Godard makes it a mix of character study, social commentary and street tragedy broken into twelve distinct tableaux (the full French title is Vivre sa vie: Film en douze tableaux), many of them composed of carefully arranged long takes by Raoul Coutard. On the one hand it’s a provocative portrait of social and sexual politics (at one point the soundtrack reverts to a recitation of laws on the business of prostitution) directed with Godard’s distinctive gift for counterpoint and dramatic disassociation, on the other a moralistic tale of a shallow, emotionally reckless young woman ultimately punished for her ambitions and infidelities.
For a political radical, Godard was quite the conservative moralist when it came to women in his films of the sixties; where his male rebels were a mix of lovable criminals, charming cads and doomed individualists, his women are consistently flighty, shallow and ultimately disloyal, betraying the men in their lives in ways large (Patricia betrays Michel to the police in Breathless) or small (Karina’s character cheats on her husband in A Woman is a Woman). This is especially true when Godard’s personal life was in such emotional chaos: Karina wanted to leave him and he was desperate to hold onto her. You could say this was both his offering (to make her a serious actress) and his warning to her. (Spoiler alert) After all, Nana opens the film by leaving her husband to follow her dream as an actress and ends up herself betrayed, abandoned and dead, the victim of callous, thoughtless, brutally impersonal violence. (end spoiler alert) For a film that proclaims itself with the title “To live life” (translated as My Life to Live for U.S. release), it is awfully judgmental. Whose life to live is it anyway? (As an aside, I was brought back to Richard Brody’s excellent Everything Is Cinema: The Working Life of Jean-Luc Godard after reviewing the film and his rich mix of biography and aesthetic observation makes some excellent observations on Godard’s problematic portrayal of women in relation to his personal life. A well-researched and well-written book and I highly recommend it.)
Yet his conflicted emotional life aside, Godard was challenging himself to try making films in a different way and discovering a whole new set of expressive tools that would define his subsequent career.

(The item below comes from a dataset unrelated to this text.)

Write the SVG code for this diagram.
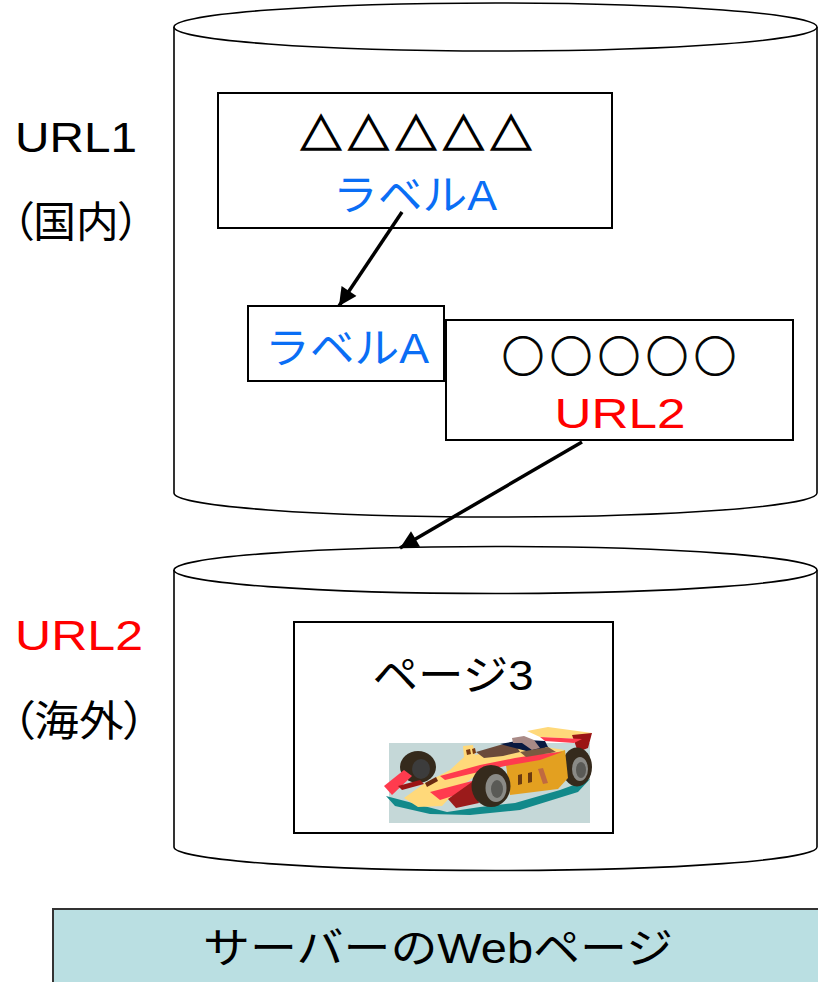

The handheld camera was gone and with it the on-the-fly momentum and improvisational immediacy of Breathless and A Woman is a Woman, replaced by a formal beauty and control that Godard develops into an evolving aesthetic. After breaking free of conventional filmmaking techniques, he reappropriates them on his own terms and announces so in his opening scene, a conversation between Nana and the husband she is leaving (to follow her acting dream) shot from behind: no faces, merely the backs of their heads intercut in shots that abstract the scene and break any immediate emotional attachment. Coutard’s camera may love Karina but the film keeps us from connecting with her, making Nana more of an object under scrutiny than a full-blooded character, and his distinctive long, still takes (often with characters slipping in and out of the frame) and tracking shots become the stylistic foundation of his later, more political cinema.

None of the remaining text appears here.